Por David Martín del Campo.- El himno lo recuerda en su tercera estrofa, “piensa, oh Patria querida, que el Cielo, un soldado en cada hijo te dio”. De ahí el tesón con el que cumplíamos el servicio militar, aún imberbes, ¡paso redoblado… alto, ya! El uniforme caqui (“beige”, se encargaba de subrayar el teniente Montiel, nuestro oficial), y marchar y marchar toda la mañana del sábado, porque las prácticas de tiro con Mosquetón 7.62 mm. quedaron suspendidas a partir del otoño de 1968. Qué remedio.  

      El papel del ejército en México siempre ha sido una circunstancia peliaguda. En el siglo XIX, una y otra vez, era utilizado para apoyar las asonadas que se iba sucediendo cada dos o tres años, leva de por medio, para apoyar a los gobiernos del pronunciamiento en turno. Todo cambió, sin embargo, con la Revolución de Madero. El levantamiento nacional de 1910 contra la dictadura de don Porfirio fue de apoteosis. Milicias por cientos alzadas a todo lo ancho del país combatiendo al ejército que defendía al viejo autócrata que pretendió modernizar al país con ferrocarriles y despotismo.   

      Fue el mismo ejército que, durante sus buenos años, formó parte del gobierno, del partido mismo (PRM, PNR), como uno de sus cuatro pilares de sustento; a saber, los sectores campesino, popular, obrero, y militar. La situación varió en 1946, al ser transformado en Revolucionario Institucional, cuando el sector militar abandonó su presencia abiertamente política en las lides del poder. No hay que olvidar, sin embargo, tres actuaciones históricas del ejército mexicano a lo largo del siglo pasado. Primero como fuerza combatiente contra las milicias de la llamada Guerra Cristera, de 1926 a 29, y que costó unos 70 mil muertos en combate, según el especialista Jean Meyer. La segunda actuación fue en la Segunda Guerra Mundial (en las islas Filipinas) con el envío del Escuadrón 201, que combatió (unos 350 efectivos) a las fuerzas de ocupación a cargo del general Yamashita. La tercera fue su empleo en la represión al movimiento estudiantil de 1968, que culminó con la matanza del 2 de octubre en la plaza de Tlatelolco.   

      Ahora se le ha otorgado carta abierta en la lucha (que no “guerra”) contra las mafias del crimen apoderadas de un tercio del territorio nacional. Y no va solo el ejército, sino encabezado por la Guardia Nacional –creada en este gobierno– y que ha quedado finalmente adscrita a su gestión. Es de tales dimensiones la actuación de las bandas de sicarios (no vale la pena repetir las estadísticas de horror sumadas día con día) que se ha decidido que la mencionada Guardia, es decir, el ejército uniformado de color claro, tome cartas en el asunto y encabece el combate (no la derrota) de esas milicias desquiciadas. Es decir, que “se controle” la situación.     

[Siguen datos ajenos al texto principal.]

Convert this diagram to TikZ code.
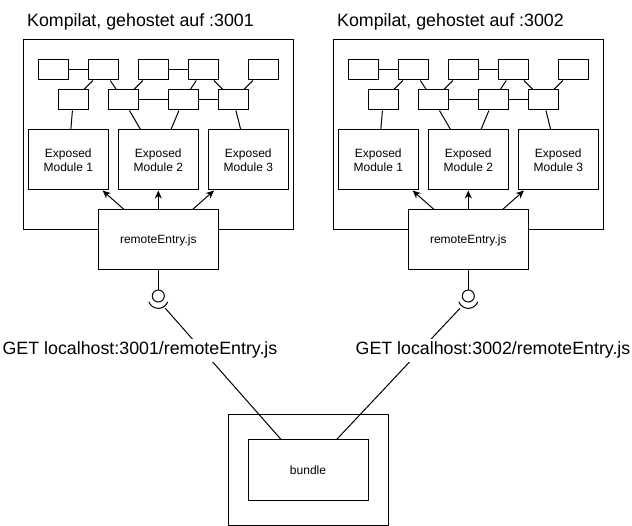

      La aguerrida estrofa del himno, está por demás recordarlo, fue cantada por Francisco González Bocanegra en 1852, a poco de la derrota sufrida por el ejército mexicano en la intervención norteamericana de 1847-49, cuya derrota nos significó la pérdida de la mitad septentrional del territorio nacional, significativamente California y Texas. Sí, sí, “Mexicanos al grito de guerra”, a toro pasado, en esa guerra oprobiosa –no muy distinta a la intervención hoy de Rusia en Ucrania– de la cual no se recuerda una sola victoria del ejército nacional.      

      Todas las lindezas de la lírica se han dicho de nuestros soldados. Que son los “Juanes”, el “pueblo uniformado”, la “herencia de la Revolución Mexicana”. Lo cual está muy bien, porque el problema de fondo, escalando, es que ninguna policía municipal, estatal, nacional, ha podido con el paquete de la contención del crimen (des)organizado que asuela al país. Ahora será el ejército, uniformado como Guardia Nacional, quien se ocupe de ello, a ver, por lo menos hasta 2028. Cosas veredes.     

      Y desde luego, si el clarín con su bélico acento, habrá que esperar cuando las condiciones ameriten el retorno a los cuarteles. Mientras tanto, a velar armas.